Learn more about this incredible man and how his experiences can help your business succeed in our latest exclusive interview

For Those Who Haven't Heard You Speak, Tell Us A Little Bit About Yourself

I was born and raised in Dublin, Ireland. Early in life, I found my true passion in race car driving, and I was fortunate enough to have a 17 year career in the high speed world. In 1984, I was in a horrible accident that nearly killed me. That was a defining moment in my life. That accident then led to an interview with ESPN which allowed me the opportunity to have a 10-year contract with them. All of the experiences throughout my life allowed me the opportunity to become a motivational speaker. The fast paced world of motor sports almost mirrors the business model that we live in today. Everything moves so quick and the pressure is higher than ever before, that my experience lends itself to helping motivate business leaders and professionals all over the world.

What Have You Found Is The Biggest Similarity Between Race Car Drivers and Successful Business People?

Every successful business will be forced to do things faster. I come from a world that has been doing that most of my life. Every successful business will have to take risks. Being passive and cautious will never make you be successful race car driver. Drivers must take intelligent risks. If you add intelligent risks, you begin to mirror or emulate the framework and thinking of business. Think about going into a corner at 225 mph. What type of people do you want behind you? It's a very easy connection to make between how my race car driving operates and the ideal business model. Businesses and individuals need to take intelligent risks and constantly be figuring out how to better serve their customers at a faster rate.

If You Could Go Back And Tell Your 18 Year Old Self One Thing, What Would It Be?

I would say, learn much faster about how to fuse the emotional side with the logical side of your business. Most of my life was centered around the emotional side of race car driving. In other words, I'll be self-sufficient. I kept telling myself, all I need to do is go faster. But as I got older, the logical side of race car driving came to be much more important to me. That area of life is where you plan and execute properly and where I believe the majority of our time needs to be spent.

With All Of The Tragedies and Successes You've Had, What Is Your Biggest Takeaway From It All?

Being the very best you can be is a choice. There is a big difference between being the best you can be and wanting to be the best you can be. Unless you add the word want to every scenario, you don't necessarily give yourself action items. Roger Penske is a man I admire. Roger once told me, he doesn't put his employees in a position that they can be the best they can be. He places them into roles where they want to be the best they can be. That's a different emotional framework. When you want something, it becomes your internal driver to achieve.
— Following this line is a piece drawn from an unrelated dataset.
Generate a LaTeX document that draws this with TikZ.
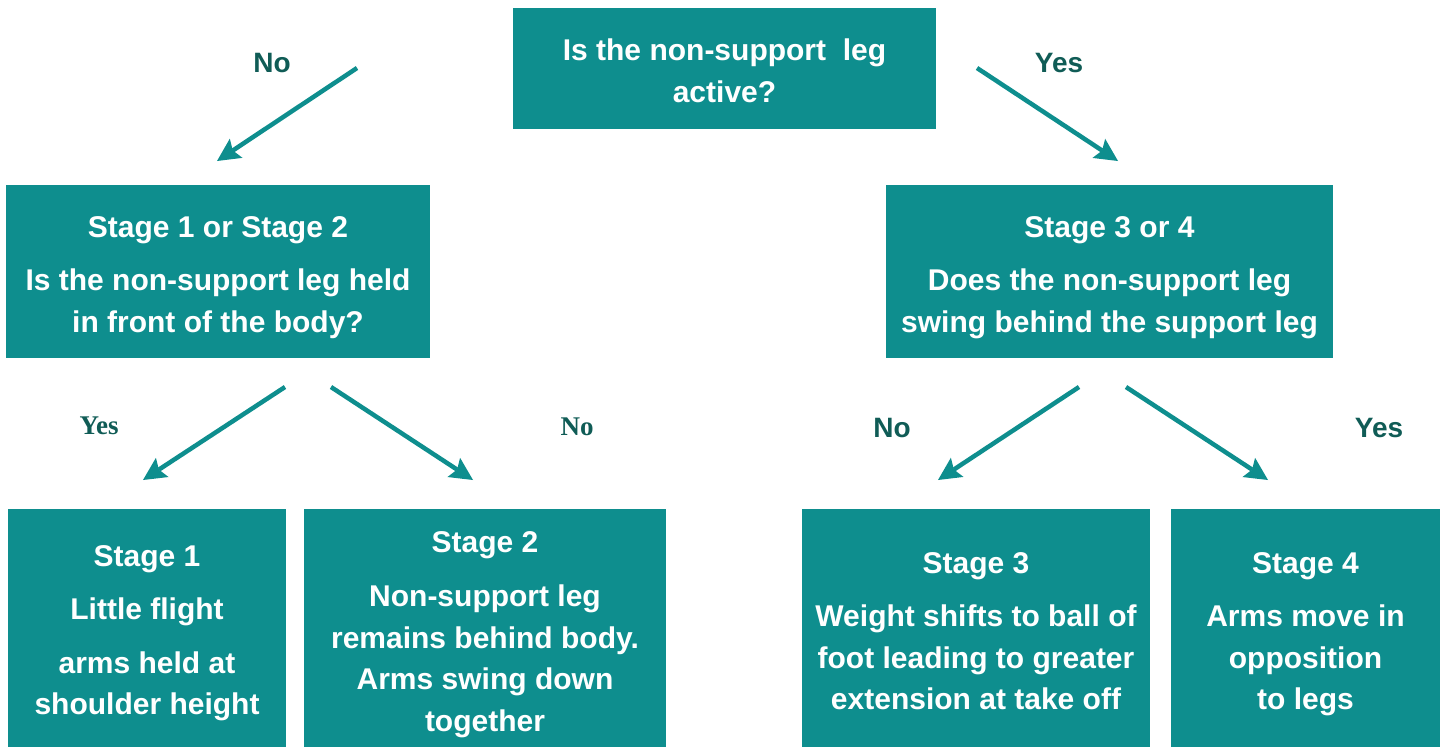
\documentclass[tikz,border=0pt]{standalone}
\usepackage{fontspec}
\setmainfont{Liberation Sans}
\newfontfamily\labelserif{Liberation Serif}
\usetikzlibrary{arrows.meta,positioning}
\definecolor{boxteal}{RGB}{14,142,142}
\definecolor{labelteal}{RGB}{16,92,86}
\newcommand{\topgap}[1]{\rule{0pt}{#1}}
\tikzset{
    stagebox/.style={fill=boxteal, text=white, align=center, inner sep=0pt,
        font=\fontsize{30}{41.5}\selectfont\bfseries},
    choice/.style={text=labelteal, font=\fontsize{28}{30}\selectfont\bfseries},
    serifchoice/.style={text=labelteal, font=\labelserif\fontsize{27}{30}\selectfont\bfseries},
    flow/.style={draw=boxteal, line width=4.5pt,
        -{Stealth[length=23pt,width=23pt,inset=4pt,line width=0pt,fill=boxteal]}}
}

\begin{document}
\begin{tikzpicture}[x=1pt,y=-1pt]
    \useasboundingbox (0,0) rectangle (1451,747);
    % question boxes
    \node[stagebox, minimum width=423pt, minimum height=121pt] at (724.5,68.5) (activeQ) {\topgap{26pt}Is the non-support\ \ leg\\active?};
    \node[stagebox, minimum width=424pt, minimum height=173pt] at (218,271.5) (frontQ) {\topgap{33pt}Stage 1 or Stage 2\\[11.5pt]Is the non-support leg held\\in front of the body?};
    \node[stagebox, minimum width=447pt, minimum height=173pt] at (1109.5,271.5) (behindQ) {\topgap{33pt}Stage 3 or 4\\[11.5pt]Does the non-support leg\\swing behind the support leg};
    % stage boxes
    \node[stagebox, minimum width=278pt, minimum height=238pt] at (147,628) (stageOne) {\topgap{32pt}Stage 1\\[11.5pt]Little flight\\[12pt]arms held at\\shoulder height};
    \node[stagebox, minimum width=362pt, minimum height=238pt] at (485,628) (stageTwo) {\topgap{34pt}Stage 2\\[13pt]Non-support leg\\remains behind body.\\Arms swing down\\together};
    \node[stagebox, minimum width=348pt, minimum height=238pt] at (976,628) (stageThree) {\topgap{28pt}Stage 3\\[11.5pt]Weight shifts to ball of\\foot leading to greater\\extension at take off};
    \node[stagebox, minimum width=269pt, minimum height=238pt] at (1305.5,628) (stageFour) {\topgap{34pt}Stage 4\\[11.5pt]Arms move in\\opposition\\to legs};
    % arrow ends
    \coordinate (noFrom) at (357,68);
    \coordinate (noTo) at (217,161);
    \coordinate (yesFrom) at (977,68);
    \coordinate (yesTo) at (1118,161);
    \coordinate (oneFrom) at (285,387);
    \coordinate (oneTo) at (143,480);
    \coordinate (twoFrom) at (331,387);
    \coordinate (twoTo) at (473,480);
    \coordinate (threeFrom) at (1079,387);
    \coordinate (threeTo) at (938,480);
    \coordinate (fourFrom) at (1126,387);
    \coordinate (fourTo) at (1268,480);
    \path
    (noFrom) edge[flow] (noTo)
    (yesFrom) edge[flow] (yesTo)
    (oneFrom) edge[flow] (oneTo)
    (twoFrom) edge[flow] (twoTo)
    (threeFrom) edge[flow] (threeTo)
    (fourFrom) edge[flow] (fourTo)
    ;
    % answers
    \node[choice] at (272,63) (noTop) {No};
    \node[choice] at (1059,63) (yesTop) {Yes};
    \node[serifchoice] at (99,426) (yesLeft) {Yes};
    \node[serifchoice] at (577,427) (noLeft) {No};
    \node[choice] at (892,428) (noRight) {No};
    \node[choice] at (1379,428) (yesRight) {Yes};
\end{tikzpicture}
\end{document}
What Could Accelerent Partners Gain From Your Latest Book "A Champions Path?"

I recently sent a book to the manager of a bank in my home town. Four days later, she ordered 250 copies. She gave one to every member of her bank and one to 100 of her customers. She told me that the book was an easy read and that she said she could visualize the high performance principles in the book. Everyone understands that we want to succeed, but I use the book to create a colorful and engaging platform to provide the analogies that people can grasp onto. Race car driving is an untouchable sport. You can go to a sporting goods store to buy rackets and balls, but there are no fire proof suits or cars there. I use the book as the engagement platform to deliver the analogies and high performance principles in a way that others can have their "Ah-Ha" moment.

If There Was Anything Else You Could Tell Our Partners, What Would It Be?


I think the only other thing I would say is that keynote speakers don't have magical information. The power of keynote speaking is that we have an engaging platform that brings stickiness to a message. Stickiness is the key to having people leave with the message "stuck" to them. Only by using this method, is there any chance of people using your message to better their lives. My goal is to try and bring color and engagement to those that hear me speak and hope that my message can "stick" with them.